Copyright (c) 2026 MindMesh Academy. All rights reserved. This content is proprietary and may not be reproduced or distributed without permission.

4.3.2. Data Ingestion Questions

Question 4

Your company uses Microsoft Fabric to integrate data from Azure Databricks and Azure Cosmos DB for unified analytics.

Which types of mirroring should you use?

  • A. Database mirroring for both
  • B. Metadata mirroring for both
  • C. Metadata mirroring for Databricks, database mirroring for Cosmos DB
  • D. Database mirroring for Databricks, metadata mirroring for Cosmos DB
Answer: C. Metadata mirroring for Databricks, database mirroring for Cosmos DB

Explanation: Azure Databricks uses metadata mirroring because Databricks data stays in place—only the Unity Catalog metadata is synchronized. Cosmos DB uses database mirroring to replicate actual data. Using database mirroring for Databricks would unnecessarily move data.


Question 5

You are implementing a data warehouse solution. You need to implement a solution that captures changes in dimension tables over time while preserving historical data.

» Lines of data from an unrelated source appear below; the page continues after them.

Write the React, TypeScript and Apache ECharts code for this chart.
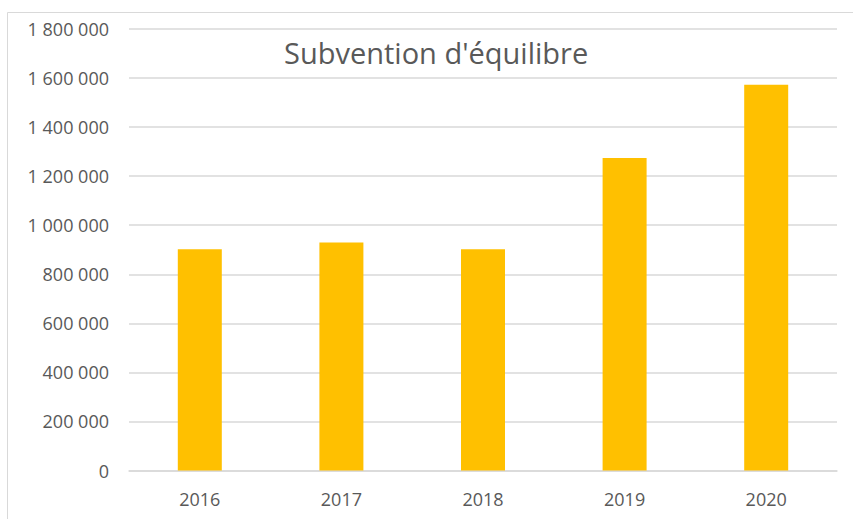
import React, { useEffect, useRef } from "react";
import * as echarts from "echarts";

const categories = ["2016", "2017", "2018", "2019", "2020"];
const values = [902000, 930000, 902000, 1274000, 1573000];
const titleText = "Subvention d'équilibre";

const fmt = (v: number) =>
  String(Math.round(v)).replace(/\B(?=(\d{3})+(?!\d))/g, " ");

export default function App() {
  const ref = useRef<HTMLDivElement>(null);
  useEffect(() => {
    if (!ref.current) return;
    const chart = echarts.init(ref.current, undefined, { renderer: "svg" });
    chart.setOption({
      animation: false,
      backgroundColor: "#ffffff",
      textStyle: { fontFamily: "'Open Sans', sans-serif" },
      title: {
        text: titleText,
        left: 279,
        top: 33,
        textStyle: {
          fontFamily: "'Open Sans', sans-serif",
          fontSize: 29,
          fontWeight: "normal",
          color: "#595959",
        },
      },
      graphic: [
        {
          type: "rect",
          shape: { x: 7.5, y: 12.5, width: 870, height: 530 },
          style: { fill: "none", stroke: "#d9d9d9", lineWidth: 1 },
          silent: true,
        },
      ],
      grid: { left: 129, right: 16, top: 29, bottom: 48.5, containLabel: false },
      xAxis: {
        type: "category",
        data: categories,
        axisLine: { show: true, lineStyle: { color: "#d9d9d9", width: 1.5 } },
        axisTick: { show: false },
        axisLabel: { color: "#595959", fontSize: 18, margin: 19 },
      },
      yAxis: {
        type: "value",
        min: 0,
        max: 1800000,
        interval: 200000,
        axisLine: { show: false },
        axisTick: { show: false },
        splitLine: { lineStyle: { color: "#d9d9d9", width: 1.5 } },
        axisLabel: {
          color: "#595959",
          fontSize: 18,
          margin: 20,
          formatter: (v: number) => fmt(v),
        },
      },
      series: [
        {
          type: "bar",
          data: values,
          barWidth: 44,
          itemStyle: { color: "#FFC000" },
        },
      ],
    });
    return () => chart.dispose();
  }, []);
  return (
    <div
      ref={ref}
      style={{ position: "absolute", left: 0, top: 0, width: 853, height: 519 }}
    />
  );
}
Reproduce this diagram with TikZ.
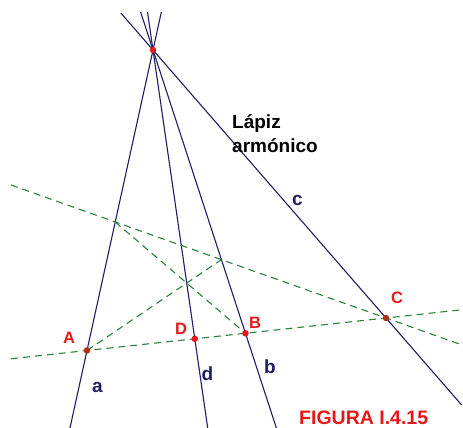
\documentclass[tikz,border=0pt]{standalone}
\usepackage{fontspec}
\setmainfont{Liberation Sans}
\usetikzlibrary{calc}
\definecolor{navy}{RGB}{30,30,100}
\definecolor{gdash}{RGB}{40,130,60}
\definecolor{ptred}{RGB}{230,25,25}
\definecolor{ptbrown}{RGB}{175,50,20}
\begin{document}
\begin{tikzpicture}[x=1pt,y=-1pt,
  pencil/.style={draw=navy,line width=1.1pt},
  gline/.style={draw=gdash,line width=1.1pt,dash pattern=on 7pt off 5pt},
  dotr/.style={circle,fill=ptred,inner sep=0pt,minimum size=6.5pt},
  dotb/.style={circle,fill=ptbrown,inner sep=0pt,minimum size=6.5pt},
  caplab/.style={text=ptred,font=\fontsize{16.5}{18}\selectfont\bfseries,inner sep=0pt},
  lowlab/.style={text=navy,font=\fontsize{19}{21}\selectfont\bfseries,inner sep=0pt},
  title/.style={text=black,font=\fontsize{19}{22}\selectfont\bfseries,inner sep=0pt,anchor=base west},
  figlab/.style={text=ptred,font=\fontsize{19.5}{22}\selectfont\bfseries,inner sep=0pt,anchor=base west}]
\useasboundingbox[fill=white] (0,0) rectangle (463,428);
% geometry
\coordinate (O) at (153,50);
\coordinate (A) at (87,350.5);
\coordinate (C) at (386,318);
\coordinate (B) at ($(A)!0.53!(C)$);
\coordinate (S) at (11,185);
\coordinate (P) at (intersection of O--A and C--S);
\coordinate (Q) at (intersection of O--B and C--S);
\coordinate (R) at (intersection of A--Q and P--B);
\coordinate (D) at (intersection of O--R and A--C);
% pencil lines
\begin{scope}
  \clip (0,13) rectangle (463,428);
  \draw[pencil] ($(O)!-0.2!(A)$) -- ($(O)!1.5!(A)$);
  \draw[pencil] ($(O)!-0.2!(B)$) -- ($(O)!1.5!(B)$);
  \draw[pencil] ($(O)!-0.2!(D)$) -- ($(O)!1.5!(D)$);
\end{scope}
\draw[pencil] ($(O)!-0.138!(C)$) -- ($(O)!1.3246!(C)$);
% green dashed lines
\draw[gline] ($(A)!-0.2542!(C)$) -- ($(A)!1.2475!(C)$);
\draw[gline] (S) -- ($(S)!1.1973!(C)$);
\draw[gline] (P) -- (B);
\draw[gline] (A) -- (Q);
% points
\node[dotr] (nO) at (O) {};
\node[dotb] (nA) at (A) {};
\node[dotr] (nB) at (B) {};
\node[dotb] (nC) at (C) {};
\node[dotr] (nD) at (D) {};
% labels
\node[caplab] (lA) at (69,337.5) {A};
\node[caplab] (lD) at (181,329) {D};
\node[caplab] (lB) at (255,322.5) {B};
\node[caplab] (lC) at (397,298) {C};
\node[lowlab] (la) at (97.5,387) {a};
\node[lowlab] (ld) at (207.5,373.5) {d};
\node[lowlab] (lb) at (270,366.5) {b};
\node[lowlab] (lc) at (297.5,200) {c};
\node[title] (t1) at (232,128) {Lápiz};
\node[title] (t2) at (232,152) {armónico};
\node[figlab] (fig) at (299,424) {FIGURA I.4.15};
\end{tikzpicture}
\end{document}
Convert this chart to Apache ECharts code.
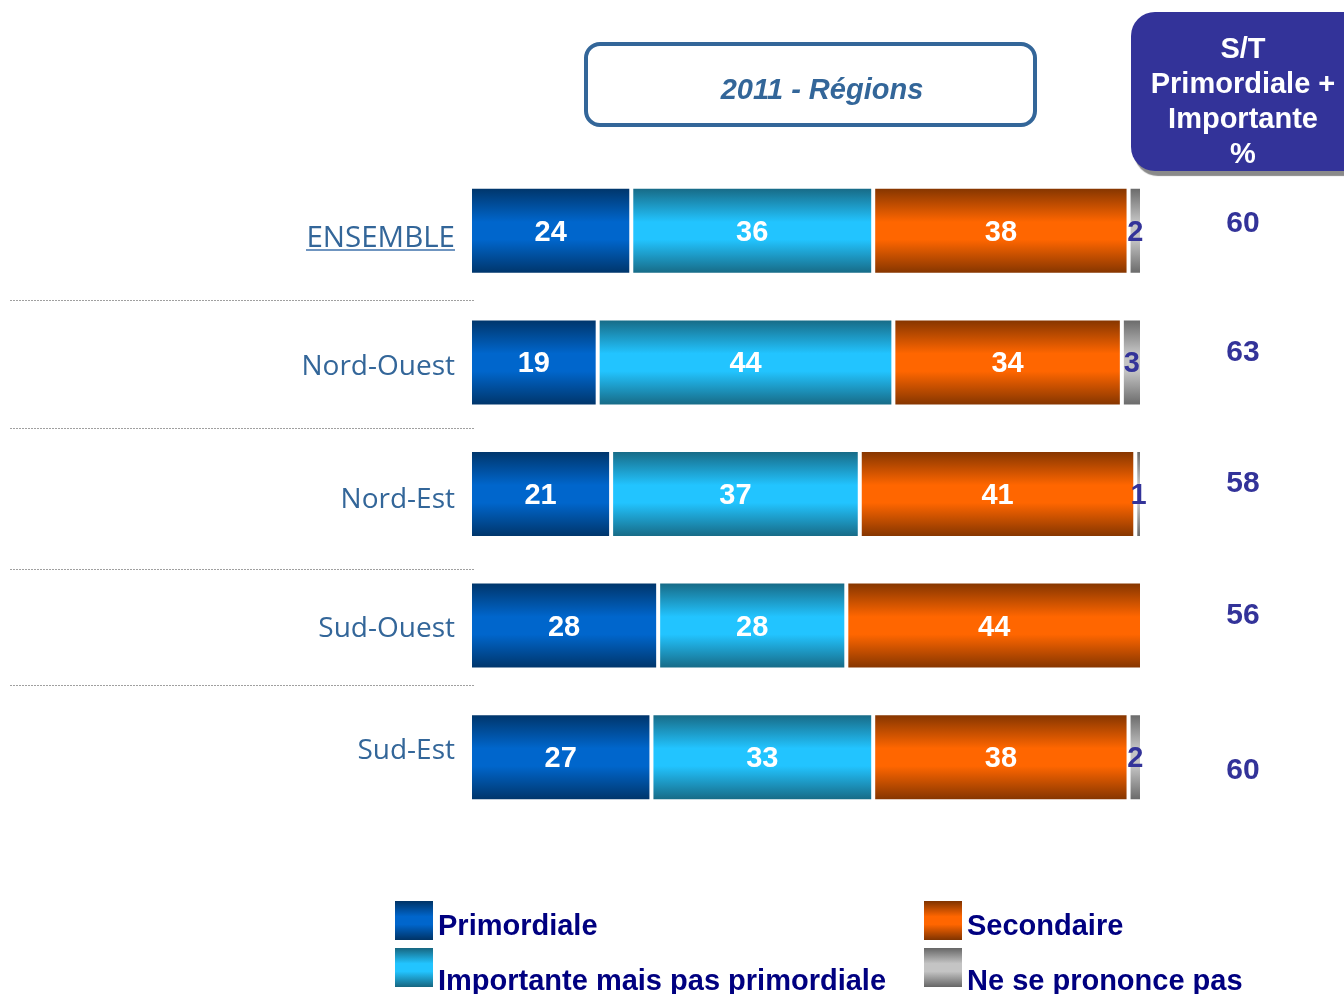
<!DOCTYPE html>
<html>
<head>
<meta charset="utf-8">
<script src="https://cdn.jsdelivr.net/npm/echarts@6/dist/echarts.min.js"></script>
<style>
html,body{margin:0;padding:0;background:#fff;}
#chart{width:1344px;height:994px;}
</style>
</head>
<body>
<div id="chart"></div>
<script>
const categories = ['ENSEMBLE', 'Nord-Ouest', 'Nord-Est', 'Sud-Ouest', 'Sud-Est'];
const primordiale = [24, 19, 21, 28, 27];
const importante = [36, 44, 37, 28, 33];
const secondaire = [38, 34, 41, 44, 38];
const nsp = [2, 3, 1, 0, 2];
const stValues = [60, 63, 58, 56, 60];
const seriesNames = ['Primordiale', 'Importante mais pas primordiale', 'Secondaire', 'Ne se prononce pas'];
const headerTitle = '2011 - Régions';
const stTitle = 'S/T\nPrimordiale +\nImportante\n%';

function grad(edge, mid) {
  return new echarts.graphic.LinearGradient(0, 0, 0, 1, [
    { offset: 0, color: edge },
    { offset: 0.4, color: mid },
    { offset: 0.6, color: mid },
    { offset: 1, color: edge }
  ]);
}
const colors = [
  grad('#003366', '#0066cc'),
  grad('#176680', '#22c4ff'),
  grad('#7f3300', '#ff6600'),
  grad('#666666', '#c4c4c4')
];
const values = [primordiale, importante, secondaire, nsp];

const chart = echarts.init(document.getElementById('chart'), null, { renderer: 'canvas' });

const series = values.map((arr, k) => ({
  name: seriesNames[k],
  type: 'bar',
  stack: 'total',
  barWidth: 88,
  data: arr,
  itemStyle: { color: colors[k], borderColor: '#ffffff', borderWidth: 2 },
  label: {
    show: true,
    position: 'inside',
    offset: [0, 2],
    formatter: p => (p.value > 0 ? String(p.value) : ''),
    color: k === 3 ? '#333399' : '#ffffff',
    fontFamily: 'Liberation Sans',
    fontWeight: 'bold',
    fontSize: 29
  },
  emphasis: { disabled: true }
}));

const catPad = { r0: [16, 0, 0, 0], r1: [10, 0, 0, 0], r2: [12, 0, 0, 0], r3: [6, 0, 0, 0], r4: [0, 0, 12, 0] };
const stPad = { s0: [0, 0, 14, 0], s1: [0, 0, 20, 0], s2: [0, 0, 20, 0], s3: [0, 0, 20, 0], s4: [28, 0, 0, 0] };
const catRich = {}, stRich = {};
Object.keys(catPad).forEach(k => catRich[k] = { padding: catPad[k], fontFamily: 'Open Sans', fontSize: k === 'r0' ? 29.5 : 28, color: '#336699' });
Object.keys(stPad).forEach(k => stRich[k] = { padding: stPad[k], fontFamily: 'Liberation Sans', fontWeight: 'bold', fontSize: 30, color: '#333399' });

function legendAt(name, left, top, pad) {
  return {
    data: [name],
    left: left, top: top, padding: 0,
    icon: 'rect', itemWidth: 38, itemHeight: 39,
    itemStyle: { borderWidth: 0 },
    selectedMode: false,
    formatter: n => `{t|${n}}`,
    textStyle: {
      color: '#000080', fontFamily: 'Liberation Sans', fontWeight: 'bold', fontSize: 29,
      rich: { t: { padding: pad, color: '#000080', fontFamily: 'Liberation Sans', fontWeight: 'bold', fontSize: 29 } }
    }
  };
}

const sepY = [300.5, 428.5, 569.5, 685.5];
const graphics = [
  { type: 'rect', shape: { x: 586, y: 44, width: 449, height: 81, r: 14 }, style: { fill: '#ffffff', stroke: '#336699', lineWidth: 4 } },
  { type: 'text', x: 822, y: 91, style: { text: headerTitle, align: 'center', verticalAlign: 'middle', font: 'italic bold 29px "Liberation Sans"', fill: '#336699' } },
  { type: 'rect', shape: { x: 1131, y: 12, width: 240, height: 159, r: 24 }, style: { fill: '#333399', shadowColor: '#8a8a8a', shadowOffsetX: 3, shadowOffsetY: 5, shadowBlur: 1 } },
  { type: 'text', x: 1243, y: 102, style: { text: stTitle, align: 'center', verticalAlign: 'middle', font: 'bold 29px "Liberation Sans"', lineHeight: 35, fill: '#ffffff' } },
  { type: 'line', shape: { x1: 306, y1: 250, x2: 455, y2: 250 }, style: { stroke: '#6f95c0', lineWidth: 2 } }
];
sepY.forEach(y => graphics.push({ type: 'line', shape: { x1: 10, y1: y, x2: 474, y2: y }, style: { stroke: '#a0a0a0', lineWidth: 1, lineDash: [2, 1] } }));

chart.setOption({
  backgroundColor: '#ffffff',
  animation: false,
  grid: { left: 470, right: 202, top: 165, bottom: 171 },
  xAxis: { type: 'value', min: 0, max: 100, show: false },
  yAxis: [
    {
      type: 'category', data: categories, inverse: true,
      axisLine: { show: false }, axisTick: { show: false }, splitLine: { show: false },
      axisLabel: { margin: 15, formatter: (v, i) => `{r${i}|${v}}`, rich: catRich }
    },
    {
      type: 'category', data: categories, inverse: true, position: 'right',
      axisLine: { show: false }, axisTick: { show: false }, splitLine: { show: false },
      axisLabel: { margin: 101, align: 'center', formatter: (v, i) => `{s${i}|${stValues[i]}}`, rich: stRich }
    }
  ],
  legend: [
    legendAt(seriesNames[0], 395, 901, [13, 0, 0, 0]),
    legendAt(seriesNames[1], 395, 948, [28, 0, 0, 0]),
    legendAt(seriesNames[2], 924, 901, [13, 0, 0, 0]),
    legendAt(seriesNames[3], 924, 948, [28, 0, 0, 0])
  ],
  series: series,
  graphic: graphics
});
</script>
</body>
</html>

Which type of Slowly Changing Dimension (SCD) should you use?

  • A. Type 0
  • B. Type 1
  • C. Type 2
  • D. Type 3
Answer: C. Type 2

Explanation: Type 2 SCD creates new rows for each change, maintaining complete historical records. Type 1 overwrites existing data (no history). Type 0 never updates. Type 3 adds columns for limited history (previous value only).


Question 6

Your company uses a lakehouse architecture with Microsoft Fabric for analytics. Data is ingested using Data Factory pipelines and stored in Delta tables. You need to enhance transformation efficiency and reduce loading time.

What should you do?

  • A. Configure Spark pool with more worker nodes
  • B. Use session tags to reuse Spark sessions
  • C. Switch to a different Spark runtime version
  • D. Enable Delta Lake optimization
Answer: B. Use session tags to reuse Spark sessions

Explanation: Session tags enable Spark session reuse across pipeline activities, eliminating cold start latency (30-60 seconds per session). This directly improves transformation efficiency. Adding worker nodes increases cost but doesn't address session startup overhead.